§ PROBLEM
From the data that follows, copy every line holding the string "this".

§ Part of a data file
----------------
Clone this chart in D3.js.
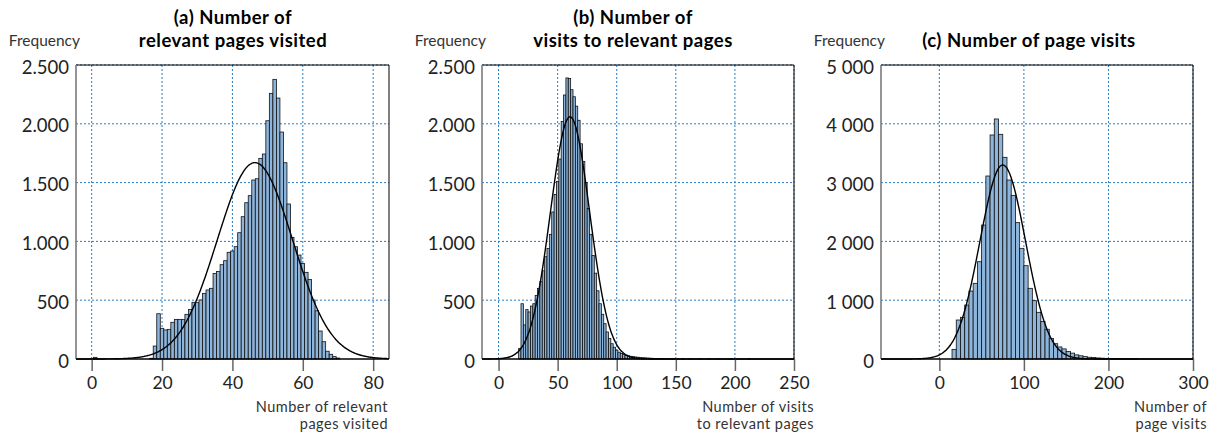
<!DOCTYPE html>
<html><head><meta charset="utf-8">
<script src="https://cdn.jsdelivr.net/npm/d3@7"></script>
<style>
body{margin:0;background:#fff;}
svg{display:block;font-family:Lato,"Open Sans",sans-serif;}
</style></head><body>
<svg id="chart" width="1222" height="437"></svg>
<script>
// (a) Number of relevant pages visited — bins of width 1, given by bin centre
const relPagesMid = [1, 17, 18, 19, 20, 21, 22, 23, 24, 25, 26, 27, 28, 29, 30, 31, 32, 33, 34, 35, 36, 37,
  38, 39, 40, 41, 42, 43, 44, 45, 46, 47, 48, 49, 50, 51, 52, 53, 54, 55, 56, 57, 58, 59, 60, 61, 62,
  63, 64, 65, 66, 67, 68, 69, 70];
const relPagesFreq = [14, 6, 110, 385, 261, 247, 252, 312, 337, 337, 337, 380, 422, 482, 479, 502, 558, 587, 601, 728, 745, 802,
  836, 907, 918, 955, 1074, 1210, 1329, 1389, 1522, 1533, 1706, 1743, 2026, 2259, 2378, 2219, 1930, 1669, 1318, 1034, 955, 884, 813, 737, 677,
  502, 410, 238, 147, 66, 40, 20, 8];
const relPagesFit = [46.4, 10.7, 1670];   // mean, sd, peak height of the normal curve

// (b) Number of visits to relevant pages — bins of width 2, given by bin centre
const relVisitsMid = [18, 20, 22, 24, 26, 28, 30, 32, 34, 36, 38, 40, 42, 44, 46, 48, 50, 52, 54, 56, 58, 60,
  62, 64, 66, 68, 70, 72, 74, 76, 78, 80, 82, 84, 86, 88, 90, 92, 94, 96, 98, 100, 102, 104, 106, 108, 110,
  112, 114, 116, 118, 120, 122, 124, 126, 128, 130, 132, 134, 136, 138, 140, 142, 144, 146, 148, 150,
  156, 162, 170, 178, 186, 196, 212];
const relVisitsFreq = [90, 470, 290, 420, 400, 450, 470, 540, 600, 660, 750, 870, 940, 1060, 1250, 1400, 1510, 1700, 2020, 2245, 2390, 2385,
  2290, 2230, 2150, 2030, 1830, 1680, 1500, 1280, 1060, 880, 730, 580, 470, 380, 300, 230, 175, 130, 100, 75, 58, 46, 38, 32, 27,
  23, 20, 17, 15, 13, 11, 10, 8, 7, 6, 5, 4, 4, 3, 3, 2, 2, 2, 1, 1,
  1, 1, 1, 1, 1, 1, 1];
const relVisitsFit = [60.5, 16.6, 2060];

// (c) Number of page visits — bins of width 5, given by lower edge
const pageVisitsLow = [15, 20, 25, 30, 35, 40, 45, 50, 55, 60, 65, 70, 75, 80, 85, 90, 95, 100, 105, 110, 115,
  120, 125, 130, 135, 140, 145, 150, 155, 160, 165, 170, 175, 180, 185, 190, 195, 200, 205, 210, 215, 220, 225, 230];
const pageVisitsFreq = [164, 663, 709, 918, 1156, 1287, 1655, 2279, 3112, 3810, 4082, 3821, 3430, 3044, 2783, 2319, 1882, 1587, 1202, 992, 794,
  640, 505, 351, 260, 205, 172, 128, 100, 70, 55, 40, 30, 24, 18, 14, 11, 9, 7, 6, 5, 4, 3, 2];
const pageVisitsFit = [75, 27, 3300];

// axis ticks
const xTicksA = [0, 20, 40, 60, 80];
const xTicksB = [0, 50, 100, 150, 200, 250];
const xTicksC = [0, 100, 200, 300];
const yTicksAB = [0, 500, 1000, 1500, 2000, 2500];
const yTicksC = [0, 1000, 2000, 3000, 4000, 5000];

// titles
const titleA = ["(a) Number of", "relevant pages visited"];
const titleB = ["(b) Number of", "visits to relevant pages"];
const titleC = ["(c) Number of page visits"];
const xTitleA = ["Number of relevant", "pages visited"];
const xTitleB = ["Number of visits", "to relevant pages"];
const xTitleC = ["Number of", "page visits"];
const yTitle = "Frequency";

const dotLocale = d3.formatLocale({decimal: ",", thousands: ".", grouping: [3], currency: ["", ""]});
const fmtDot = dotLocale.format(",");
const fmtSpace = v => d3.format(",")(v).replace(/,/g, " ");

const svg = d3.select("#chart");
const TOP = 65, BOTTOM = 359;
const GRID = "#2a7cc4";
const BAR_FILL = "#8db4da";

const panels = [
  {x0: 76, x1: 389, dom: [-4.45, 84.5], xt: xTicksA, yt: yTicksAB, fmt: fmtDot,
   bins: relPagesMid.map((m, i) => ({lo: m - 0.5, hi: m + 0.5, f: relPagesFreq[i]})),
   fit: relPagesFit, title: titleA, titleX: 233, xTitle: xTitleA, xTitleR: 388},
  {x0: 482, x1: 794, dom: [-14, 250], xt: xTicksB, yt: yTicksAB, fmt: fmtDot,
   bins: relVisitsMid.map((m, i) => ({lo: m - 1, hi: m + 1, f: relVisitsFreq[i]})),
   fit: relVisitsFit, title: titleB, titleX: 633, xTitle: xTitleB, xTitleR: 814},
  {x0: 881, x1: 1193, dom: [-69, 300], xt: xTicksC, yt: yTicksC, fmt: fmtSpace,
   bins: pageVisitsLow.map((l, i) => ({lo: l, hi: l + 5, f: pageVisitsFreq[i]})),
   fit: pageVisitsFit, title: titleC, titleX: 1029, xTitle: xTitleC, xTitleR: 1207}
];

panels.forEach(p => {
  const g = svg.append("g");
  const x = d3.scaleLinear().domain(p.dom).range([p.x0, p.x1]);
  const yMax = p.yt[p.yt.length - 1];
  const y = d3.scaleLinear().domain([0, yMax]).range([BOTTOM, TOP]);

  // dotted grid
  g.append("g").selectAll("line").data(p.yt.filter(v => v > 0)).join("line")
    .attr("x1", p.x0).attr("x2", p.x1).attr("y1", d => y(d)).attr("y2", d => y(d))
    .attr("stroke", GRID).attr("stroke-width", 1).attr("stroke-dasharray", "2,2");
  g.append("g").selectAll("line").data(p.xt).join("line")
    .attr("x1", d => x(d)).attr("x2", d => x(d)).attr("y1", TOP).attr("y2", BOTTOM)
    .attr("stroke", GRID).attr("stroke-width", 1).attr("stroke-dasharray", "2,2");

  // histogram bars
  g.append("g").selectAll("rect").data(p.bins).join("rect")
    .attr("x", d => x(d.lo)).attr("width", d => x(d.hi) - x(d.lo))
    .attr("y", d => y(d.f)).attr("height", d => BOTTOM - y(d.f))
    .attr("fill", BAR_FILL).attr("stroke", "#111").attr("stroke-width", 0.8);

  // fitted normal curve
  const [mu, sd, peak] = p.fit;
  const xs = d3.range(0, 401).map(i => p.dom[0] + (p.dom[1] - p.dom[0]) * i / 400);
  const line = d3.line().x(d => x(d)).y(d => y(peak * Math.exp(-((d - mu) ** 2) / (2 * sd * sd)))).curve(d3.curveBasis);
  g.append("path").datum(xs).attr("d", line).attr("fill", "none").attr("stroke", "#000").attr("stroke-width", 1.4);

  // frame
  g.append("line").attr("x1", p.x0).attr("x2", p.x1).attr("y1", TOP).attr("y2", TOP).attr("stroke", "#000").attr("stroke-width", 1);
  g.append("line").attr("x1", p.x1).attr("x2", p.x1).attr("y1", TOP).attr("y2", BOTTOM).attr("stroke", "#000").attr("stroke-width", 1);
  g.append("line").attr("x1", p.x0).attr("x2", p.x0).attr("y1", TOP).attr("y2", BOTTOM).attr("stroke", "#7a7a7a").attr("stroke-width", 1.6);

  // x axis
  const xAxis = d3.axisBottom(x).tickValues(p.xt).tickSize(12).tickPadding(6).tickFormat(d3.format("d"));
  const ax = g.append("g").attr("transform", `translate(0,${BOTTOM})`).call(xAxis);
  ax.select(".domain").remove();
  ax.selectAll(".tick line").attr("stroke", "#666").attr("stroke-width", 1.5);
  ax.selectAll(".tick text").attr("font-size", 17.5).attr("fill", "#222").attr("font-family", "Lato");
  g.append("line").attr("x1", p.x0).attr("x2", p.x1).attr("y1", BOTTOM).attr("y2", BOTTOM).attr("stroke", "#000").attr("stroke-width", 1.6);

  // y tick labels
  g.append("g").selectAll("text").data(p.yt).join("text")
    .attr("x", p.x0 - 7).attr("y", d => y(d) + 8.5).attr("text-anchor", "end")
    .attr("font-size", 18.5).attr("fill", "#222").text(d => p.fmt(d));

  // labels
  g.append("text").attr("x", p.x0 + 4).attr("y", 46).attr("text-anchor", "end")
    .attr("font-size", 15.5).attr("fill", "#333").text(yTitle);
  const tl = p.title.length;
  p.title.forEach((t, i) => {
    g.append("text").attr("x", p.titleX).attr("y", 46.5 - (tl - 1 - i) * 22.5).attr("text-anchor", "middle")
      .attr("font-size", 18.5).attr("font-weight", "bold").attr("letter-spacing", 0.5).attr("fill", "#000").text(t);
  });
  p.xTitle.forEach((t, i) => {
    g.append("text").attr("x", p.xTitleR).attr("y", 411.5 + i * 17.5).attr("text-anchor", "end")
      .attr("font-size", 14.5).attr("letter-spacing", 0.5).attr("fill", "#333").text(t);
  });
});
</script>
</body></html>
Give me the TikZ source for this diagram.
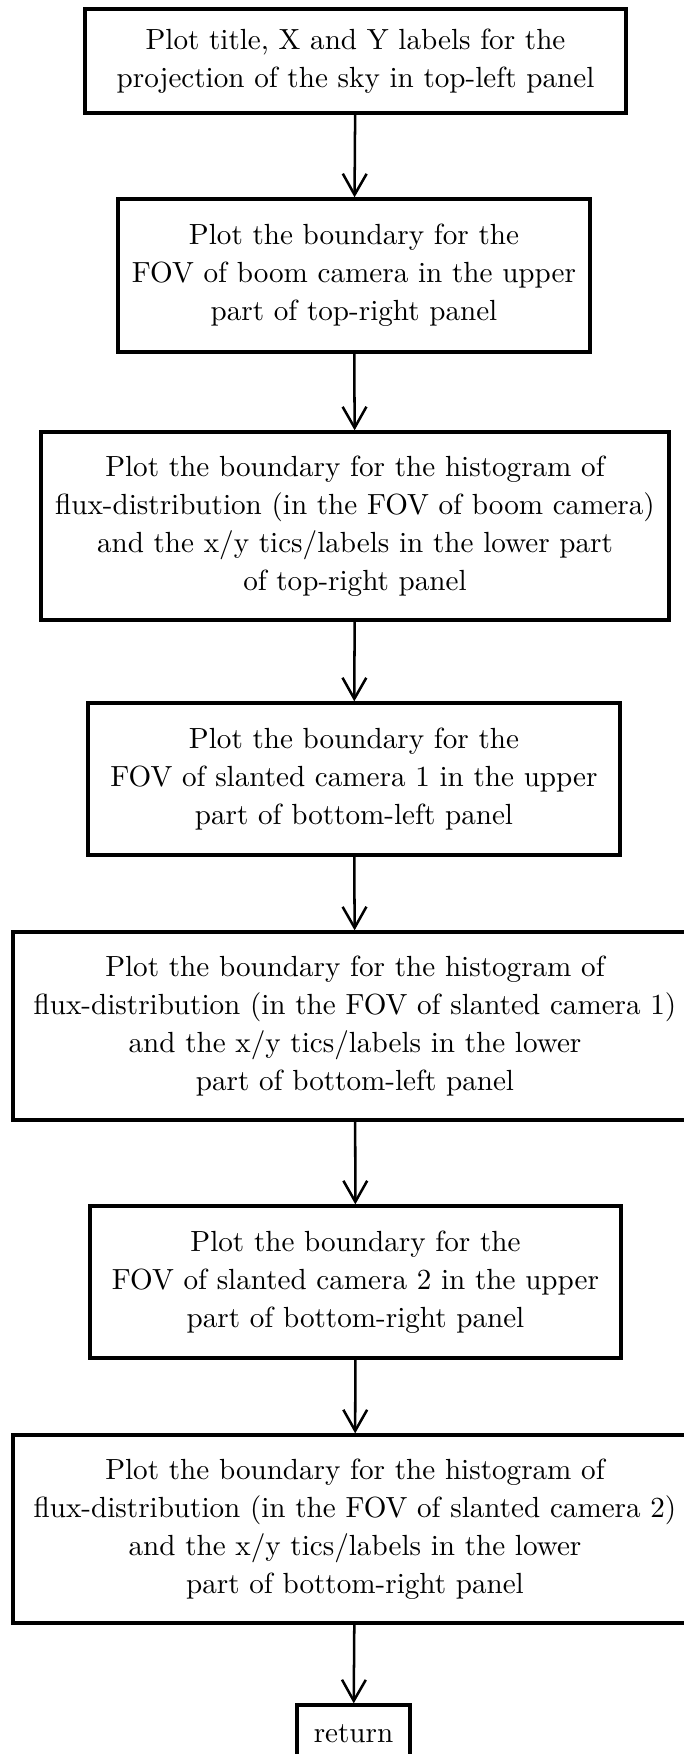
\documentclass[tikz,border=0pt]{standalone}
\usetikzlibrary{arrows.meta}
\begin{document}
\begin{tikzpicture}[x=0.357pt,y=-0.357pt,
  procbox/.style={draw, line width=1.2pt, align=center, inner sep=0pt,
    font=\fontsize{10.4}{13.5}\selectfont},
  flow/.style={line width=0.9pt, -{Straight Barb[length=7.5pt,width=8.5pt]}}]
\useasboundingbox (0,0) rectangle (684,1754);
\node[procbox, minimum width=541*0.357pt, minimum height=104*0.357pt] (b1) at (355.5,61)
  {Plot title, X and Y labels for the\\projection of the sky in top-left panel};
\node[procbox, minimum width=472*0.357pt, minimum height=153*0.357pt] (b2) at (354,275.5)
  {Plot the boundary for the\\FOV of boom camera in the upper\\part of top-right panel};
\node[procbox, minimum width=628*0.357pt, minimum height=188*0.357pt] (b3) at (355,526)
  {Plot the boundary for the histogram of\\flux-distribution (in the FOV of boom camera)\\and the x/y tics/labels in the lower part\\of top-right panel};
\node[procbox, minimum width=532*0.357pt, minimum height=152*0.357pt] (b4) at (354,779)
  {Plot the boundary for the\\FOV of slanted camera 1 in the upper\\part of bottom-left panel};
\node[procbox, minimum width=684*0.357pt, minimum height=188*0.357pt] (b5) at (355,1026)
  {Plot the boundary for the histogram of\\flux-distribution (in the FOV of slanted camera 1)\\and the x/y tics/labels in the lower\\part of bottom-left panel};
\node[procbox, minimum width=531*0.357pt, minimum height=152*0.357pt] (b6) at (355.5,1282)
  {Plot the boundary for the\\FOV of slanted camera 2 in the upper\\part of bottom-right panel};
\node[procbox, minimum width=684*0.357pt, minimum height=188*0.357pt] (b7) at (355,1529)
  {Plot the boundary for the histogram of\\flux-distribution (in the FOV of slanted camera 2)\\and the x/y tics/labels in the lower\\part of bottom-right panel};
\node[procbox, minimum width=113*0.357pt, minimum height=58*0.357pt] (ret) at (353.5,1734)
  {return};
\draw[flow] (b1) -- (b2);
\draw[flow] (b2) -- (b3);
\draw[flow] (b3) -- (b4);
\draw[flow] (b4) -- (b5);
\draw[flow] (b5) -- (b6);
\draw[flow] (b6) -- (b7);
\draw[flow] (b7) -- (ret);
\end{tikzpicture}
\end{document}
----------------
§ EXPECTED ANSWER
Clone this chart in D3.js.
Give me the TikZ source for this diagram.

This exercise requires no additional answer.